Si vous aussi, vous commencez à en avoir ras le képi de ces STR où la victoire ne semble tenir qu'à la quantité de troupes que l'on balance sur la tronche de l'ennemi, alors peut-être devriez-vous jeter un oeil à la dernière production en date des parents d'Act of War. R.U.S.E., puisque c'est là le nom de la bête, redonne en effet ses lettres de noblesse au S de STR en introduisant avec intelligence les concepts de désinformation et d'espionnage. Bienvenue dans un monde où l'issue des combats se décide souvent au bout du canon d'un tank factice...
Avant de plonger au coeur de R.U.S.E. et de brosser un généreux tableau des tactiques de fouine qu'on pourra utiliser pour tromper et écraser l'adversaire, prenons quelques secondes pour nous remémorer le contexte. Le titre nous entraîne en pleine Seconde Guerre mondiale et nous invite, pendant les 23 missions de la campagne/tutorial, à revêtir le bel uniforme du commandant Joe Sherridan, un jeune officier américain prêt à mettre son service trois pièces sur le billot pour démontrer son gros skill de leader et accessoirement sauver l'univers. A travers la campagne, qui va nous faire intervenir sur différents théâtres d'opération plus ou moins réalistes (Afrique, Italie, France, Belgique, Pays-Bas), notre bon Sherridan va rapidement apprendre que foncer tête baissée vers l'ennemi, sabre au clair et persil entre les doigts de pied, n'est pas franchement une technique payante. Pour venir à bout du général allemand Von Richter, fin stratège, amateur de bon vin et de coups vicieux, il va devoir apprendre à feinter et à tromper son monde.

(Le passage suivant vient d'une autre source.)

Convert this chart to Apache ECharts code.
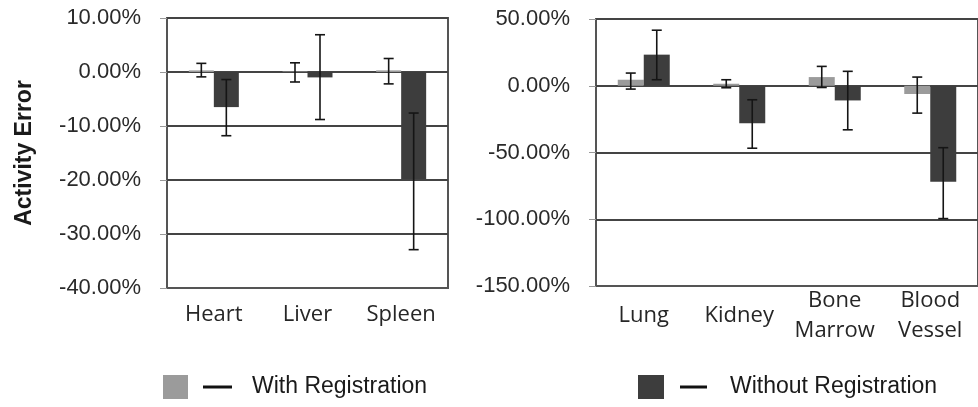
<!DOCTYPE html>
<html>
<head>
<meta charset="utf-8">
<script src="https://cdn.jsdelivr.net/npm/echarts@6/dist/echarts.min.js"></script>
<style>
html,body{margin:0;padding:0;background:#fff;}
#chart{width:978px;height:407px;}
</style>
</head>
<body>
<div id="chart"></div>
<script>
// ---- Data (percent) ----
var leftCategories = ['Heart', 'Liver', 'Spleen'];
var leftWith = [0.3, 0.1, 0.3];
var leftWithLow = [-0.9, -1.85, -2.2];
var leftWithHigh = [1.6, 1.7, 2.5];
var leftWithout = [-6.5, -1.0, -19.8];
var leftWithoutLow = [-11.8, -8.8, -32.9];
var leftWithoutHigh = [-1.4, 6.9, -7.6];

var rightCategories = ['Lung', 'Kidney', 'Bone\nMarrow', 'Blood\nVessel'];
var rightWith = [4.5, 1.5, 6.5, -6.2];
var rightWithLow = [-2.5, -1.5, -1.3, -20.5];
var rightWithHigh = [9.5, 4.5, 14.5, 6.5];
var rightWithout = [23.3, -28.0, -11.0, -72.0];
var rightWithoutLow = [4.5, -46.8, -33.0, -99.5];
var rightWithoutHigh = [41.6, -10.5, 10.8, -46.4];

var leftTicks = { min: -40, max: 10, interval: 10 };
var rightTicks = { min: -150, max: 50, interval: 50 };

var seriesNames = ['With Registration', 'Without Registration'];

// ---- Styles ----
var lightColor = '#9b9b9b';
var darkColor = '#3d3d3d';
var gridLineColor = '#444';
var barW = 26;

function errData(low, high) {
  return low.map(function (l, i) { return [i, l, high[i]]; });
}
function errRender(offset) {
  return function (params, api) {
    var idx = api.value(0);
    var lo = api.coord([idx, api.value(1)]);
    var hi = api.coord([idx, api.value(2)]);
    var x = lo[0] + offset;
    var cap = 5;
    var st = { stroke: '#151515', lineWidth: 1.6 };
    return {
      type: 'group',
      children: [
        { type: 'line', shape: { x1: x, y1: lo[1], x2: x, y2: hi[1] }, style: st },
        { type: 'line', shape: { x1: x - cap, y1: lo[1], x2: x + cap, y2: lo[1] }, style: st },
        { type: 'line', shape: { x1: x - cap, y1: hi[1], x2: x + cap, y2: hi[1] }, style: st }
      ]
    };
  };
}

function yAxisCfg(gridIndex, ticks, withName) {
  var cfg = {
    type: 'value',
    gridIndex: gridIndex,
    min: ticks.min, max: ticks.max, interval: ticks.interval,
    axisLine: { show: false },
    axisTick: { show: true, length: 7, lineStyle: { color: '#999', width: 1 } },
    axisLabel: {
      margin: 26,
      fontFamily: 'Liberation Sans, Arial, sans-serif',
      fontSize: 22,
      color: '#2a2a2a',
      formatter: function (v) { return v.toFixed(2) + '%'; }
    },
    splitLine: { show: true, lineStyle: { color: gridLineColor, width: 2 } }
  };
  if (withName) {
    cfg.name = 'Activity Error';
    cfg.nameLocation = 'middle';
    cfg.nameRotate = 90;
    cfg.nameGap = 131;
    cfg.nameTextStyle = {
      fontFamily: 'Liberation Sans, Arial, sans-serif',
      fontWeight: 'bold', fontSize: 23, color: '#1a1a1a'
    };
  }
  return cfg;
}

function xAxisCfg(gridIndex, cats, margin) {
  return {
    type: 'category',
    gridIndex: gridIndex,
    data: cats,
    position: 'bottom',
    axisLine: { show: true, onZero: false, lineStyle: { color: '#555', width: 2 } },
    axisTick: { show: false },
    splitLine: { show: false },
    axisLabel: {
      interval: 0,
      margin: margin,
      verticalAlign: 'middle',
      lineHeight: 30,
      fontFamily: 'Open Sans, sans-serif',
      fontSize: 22,
      color: '#262626'
    }
  };
}

var option = {
  backgroundColor: '#fff',
  animation: false,
  grid: [
    { left: 167, top: 18, width: 281, height: 270, show: true, borderColor: '#555', borderWidth: 2, containLabel: false },
    { left: 596, top: 19, width: 384, height: 267, show: true, borderColor: '#555', borderWidth: 2, containLabel: false }
  ],
  xAxis: [xAxisCfg(0, leftCategories, 27), xAxisCfg(1, rightCategories, 30)],
  yAxis: [yAxisCfg(0, leftTicks, true), yAxisCfg(1, rightTicks, false)],
  legend: [
    {
      left: 163, top: 375, padding: 0,
      data: [seriesNames[0]],
      icon: 'rect', itemWidth: 25, itemHeight: 24,
      selectedMode: false,
      formatter: function (n) { return '{s1|}{d|}{s2|}' + n; },
      textStyle: {
        fontFamily: 'Liberation Sans, Arial, sans-serif', fontSize: 23, color: '#1a1a1a',
        rich: {
          s1: { width: 10, height: 3 },
          d: { width: 29, height: 3, backgroundColor: '#111' },
          s2: { width: 20, height: 3 }
        }
      }
    },
    {
      left: 638, top: 375, padding: 0,
      data: [seriesNames[1]],
      icon: 'rect', itemWidth: 26, itemHeight: 24,
      selectedMode: false,
      formatter: function (n) { return '{s1|}{d|}{s2|}' + n; },
      textStyle: {
        fontFamily: 'Liberation Sans, Arial, sans-serif', fontSize: 23, color: '#1a1a1a',
        rich: {
          s1: { width: 11, height: 3 },
          d: { width: 27, height: 3, backgroundColor: '#111' },
          s2: { width: 23, height: 3 }
        }
      }
    }
  ],
  series: [
    { name: seriesNames[0], type: 'bar', xAxisIndex: 0, yAxisIndex: 0, data: leftWith, barWidth: 25, barGap: '0%', itemStyle: { color: lightColor } },
    { name: seriesNames[1], type: 'bar', xAxisIndex: 0, yAxisIndex: 0, data: leftWithout, barWidth: 25, barGap: '0%', itemStyle: { color: darkColor } },
    { name: seriesNames[0], type: 'bar', xAxisIndex: 1, yAxisIndex: 1, data: rightWith, barWidth: barW, barGap: '0%', itemStyle: { color: lightColor } },
    { name: seriesNames[1], type: 'bar', xAxisIndex: 1, yAxisIndex: 1, data: rightWithout, barWidth: barW, barGap: '0%', itemStyle: { color: darkColor } },
    { type: 'custom', xAxisIndex: 0, yAxisIndex: 0, renderItem: errRender(-12.5), data: errData(leftWithLow, leftWithHigh), encode: { x: 0, y: [1, 2] }, z: 5 },
    { type: 'custom', xAxisIndex: 0, yAxisIndex: 0, renderItem: errRender(12.5), data: errData(leftWithoutLow, leftWithoutHigh), encode: { x: 0, y: [1, 2] }, z: 5 },
    { type: 'custom', xAxisIndex: 1, yAxisIndex: 1, renderItem: errRender(-barW / 2), data: errData(rightWithLow, rightWithHigh), encode: { x: 0, y: [1, 2] }, z: 5 },
    { type: 'custom', xAxisIndex: 1, yAxisIndex: 1, renderItem: errRender(barW / 2), data: errData(rightWithoutLow, rightWithoutHigh), encode: { x: 0, y: [1, 2] }, z: 5 }
  ]
};

var chart = echarts.init(document.getElementById('chart'), null, { renderer: 'canvas' });
chart.setOption(option);
</script>
</body>
</html>
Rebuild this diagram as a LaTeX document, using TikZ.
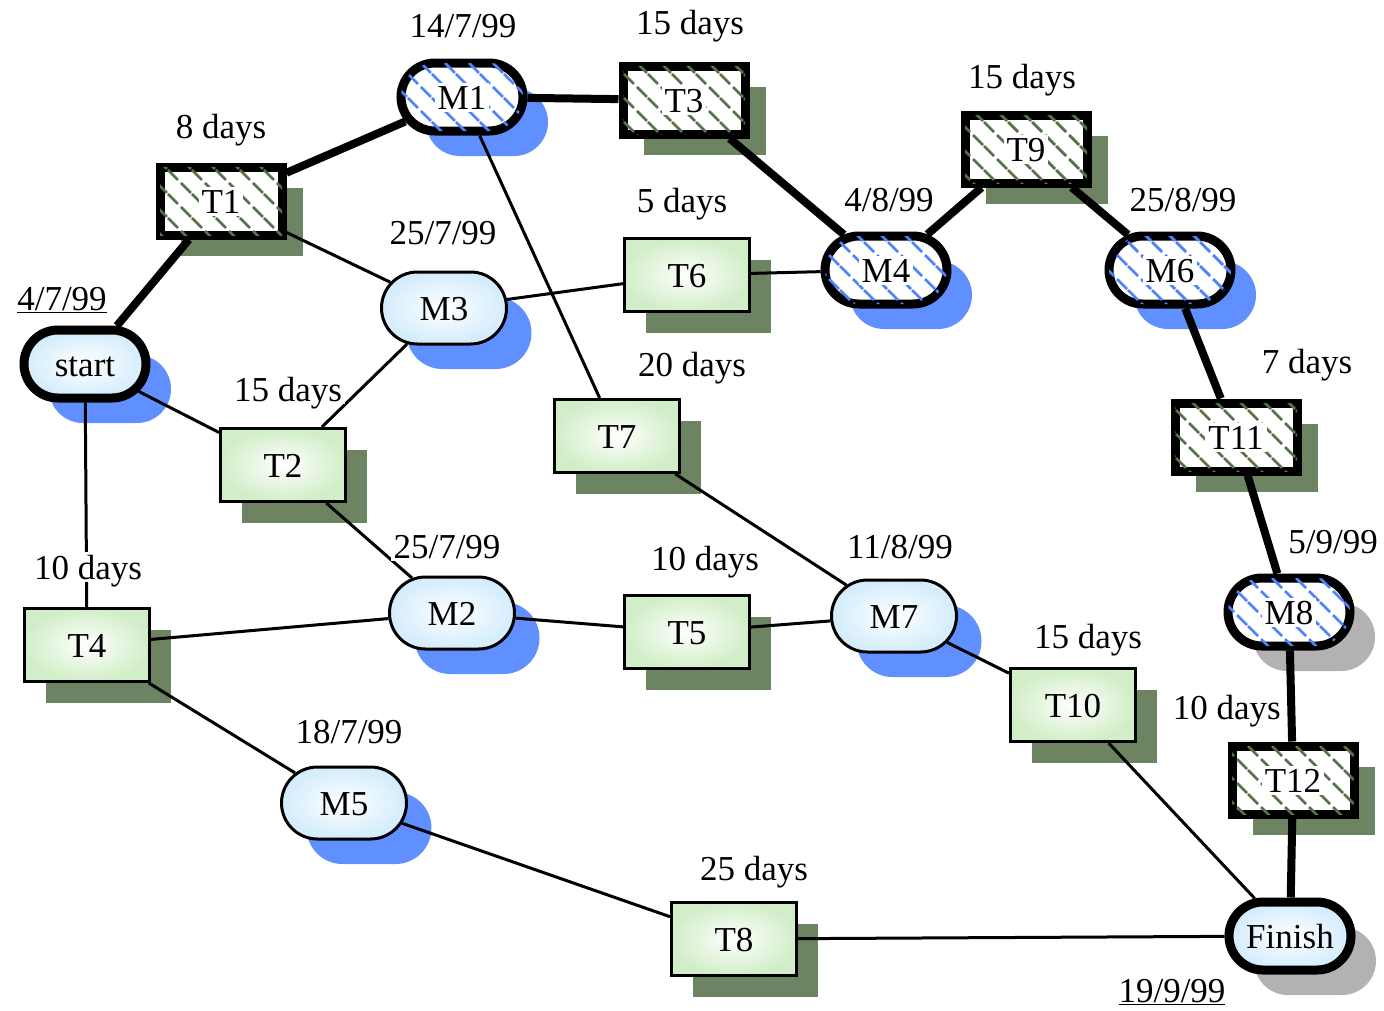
\documentclass[tikz,border=0pt]{standalone}
\usepackage{fontspec}
\setmainfont{Liberation Serif}
\usetikzlibrary{shapes.misc,shadows,patterns}
\definecolor{msshadow}{RGB}{96,144,255}
\definecolor{taskshadow}{RGB}{108,132,98}
\definecolor{greyshadow}{RGB}{178,178,178}
\definecolor{msfill}{RGB}{212,236,252}
\definecolor{taskfill}{RGB}{210,238,200}
\definecolor{hatchblue}{RGB}{80,130,255}
\definecolor{hatchgreen}{RGB}{85,115,75}
\pgfdeclarepatternformonly{dashhatch}{\pgfqpoint{-1pt}{-1pt}}{\pgfqpoint{25pt}{25pt}}{\pgfqpoint{24pt}{24pt}}{%
	\pgfsetlinewidth{2.8pt}
	\pgfpathmoveto{\pgfqpoint{0pt}{24pt}}\pgfpathlineto{\pgfqpoint{10pt}{14pt}}
	\pgfpathmoveto{\pgfqpoint{13pt}{11pt}}\pgfpathlineto{\pgfqpoint{23pt}{1pt}}
	\pgfusepath{stroke}}
\newcommand{\knock}[1]{{\setlength{\fboxsep}{3pt}\colorbox{white}{#1}}}

\begin{document}
\begin{tikzpicture}[x=1pt,y=-1pt,
	every node/.style={font=\fontsize{35}{42}\selectfont,inner sep=0pt,text height=24pt,text depth=0pt},
	crit/.style={line width=9pt,minimum width=122pt,minimum height=68pt},
	hatched/.style={fill=white,postaction={pattern=dashhatch,pattern color=#1}},
	tbase/.style={draw,rectangle,line width=3pt,minimum width=125pt,minimum height=73pt,
		drop shadow={shadow xshift=21pt,shadow yshift=-21pt,fill=taskshadow,opacity=1}},
	task/.style={tbase,shading=radial,inner color=white,outer color=taskfill},
	crittask/.style={tbase,crit,hatched=hatchgreen},
	mbase/.style={draw,rounded rectangle,line width=3pt,minimum width=125pt,minimum height=72pt},
	blueshd/.style={drop shadow={shadow xshift=25pt,shadow yshift=-25pt,fill=msshadow,opacity=1}},
	greyshd/.style={drop shadow={shadow xshift=25pt,shadow yshift=-25pt,fill=greyshadow,opacity=1}},
	ms/.style={mbase,blueshd,shading=radial,inner color=white,outer color=msfill},
	critms/.style={mbase,crit,blueshd,hatched=hatchblue},
	lbl/.style={fill=white,inner sep=3pt},
	critline/.style={line width=8pt},
	thinline/.style={line width=3pt}]
\useasboundingbox (0,0) rectangle (1384,1010);

\node[ms,crit] (start) at (85,364) {start};
\node[critms] (m1) at (462,97) {\knock{M1}};
\node[ms] (m3) at (444,308) {M3};
\node[critms] (m4) at (886,270) {\knock{M4}};
\node[critms] (m6) at (1170,270) {\knock{M6}};
\node[ms] (m2) at (452,613) {M2};
\node[ms] (m7) at (894,616) {M7};
\node[ms] (m5) at (344,803) {M5};
\node[mbase,crit,greyshd,hatched=hatchblue] (m8) at (1289,612) {\knock{M8}};
\node[mbase,crit,greyshd,shading=radial,inner color=white,outer color=msfill] (finish) at (1290,936) {Finish};

\node[crittask] (t1) at (221,201) {\knock{T1}};
\node[crittask] (t3) at (684,100) {\knock{T3}};
\node[crittask] (t9) at (1026,149) {\knock{T9}};
\node[crittask] (t11) at (1236,437) {\knock{T11}};
\node[crittask] (t12) at (1293,780) {\knock{T12}};
\node[task] (t6) at (687,275) {T6};
\node[task] (t2) at (283,465) {T2};
\node[task] (t7) at (617,436) {T7};
\node[task] (t4) at (87,645) {T4};
\node[task] (t5) at (687,632) {T5};
\node[task] (t10) at (1073,705) {T10};
\node[task] (t8) at (734,939) {T8};

\draw[critline] (start) -- (t1) -- (m1) -- (t3) -- (m4) -- (t9) -- (m6) -- (t11) -- (m8) -- (t12) -- (finish);
\draw[thinline] (t1) -- (m3) (m3) -- (t6) (t6) -- (m4) (m1) -- (t7);
\draw[thinline] (start) -- (t2) (t2) -- (m3) (start) -- (t4) (t2) -- (m2);
\draw[thinline] (t4) -- (m2) (m2) -- (t5) (t5) -- (m7) (t7) -- (m7);
\draw[thinline] (m7) -- (t10) (t10) -- (finish) (t4) -- (m5) (m5) -- (t8) (t8) -- (finish);

\node[lbl] (d1) at (221,126) {8 days};
\node[lbl] (dm1) at (463,25) {14/7/99};
\node[lbl] (d3) at (690,22) {15 days};
\node[lbl] (d9) at (1022,76) {15 days};
\node[lbl] (dm6) at (1183,199) {25/8/99};
\node[lbl] (dm4) at (889,199) {4/8/99};
\node[lbl] (d6) at (682,200) {5 days};
\node[lbl] (dm3) at (443,232) {25/7/99};
\node[lbl] (dstart) at (62,298) {\underline{4/7/99}};
\node[lbl] (d2) at (288,389) {15 days};
\node[lbl] (d7) at (692,364) {20 days};
\node[lbl] (d11) at (1307,361) {7 days};
\node[lbl] (d4) at (88,567) {10 days};
\node[lbl] (dm2) at (447,546) {25/7/99};
\node[lbl] (d5) at (705,558) {10 days};
\node[lbl] (dm7) at (900,546) {11/8/99};
\node[lbl] (dm8) at (1333,541) {5/9/99};
\node[lbl] (d10) at (1088,636) {15 days};
\node[lbl] (dm5) at (349,731) {18/7/99};
\node[lbl,anchor=east] (d12) at (1284,707) {10 days};
\node[lbl] (d8) at (754,868) {25 days};
\node[lbl] (dfinish) at (1172,990) {\underline{19/9/99}};
\end{tikzpicture}
\end{document}
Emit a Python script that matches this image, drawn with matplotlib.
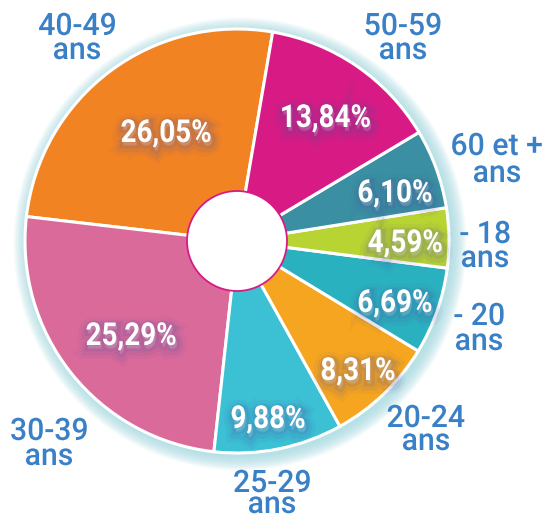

La campagne, qui tourne autour d'une bonne grosse quantité de cinématiques de qualité, va donc introduire progressivement les mécaniques d'un gameplay subtil, complexe mais qui parvient néanmoins à rester accessible. Le titre réussit en effet à mêler gestion tactique des troupes, stratégie d'ensemble incluant la collecte d'or et la production d'unités à l'utilisation de subterfuges pervers tout en restant largement compréhensible et nerveux. Un remarquable tour de force ! Petit à petit, vous allez donc apprendre à vous familiariser avec une interface minimaliste (un menu déroulant déployable en haut de l'écran), un zoom à faire pâlir d'envie un Supreme Commander et un champ de bataille qui s'il affiche bien nos unités et tout le relief, prend des airs de table de commandement ou de plan de bataille sur lequel évoluent des jetons colorés (des gros pour les unités lourdes, des petits pour les légères). De grandes flèches indiquent les déplacements de vos troupes, éventuellement ceux des gars d'en face et les objectifs apparaissent directement sur le terrain, leur description apparaissant sous forme de textes dès que vous passez votre réticule dessus.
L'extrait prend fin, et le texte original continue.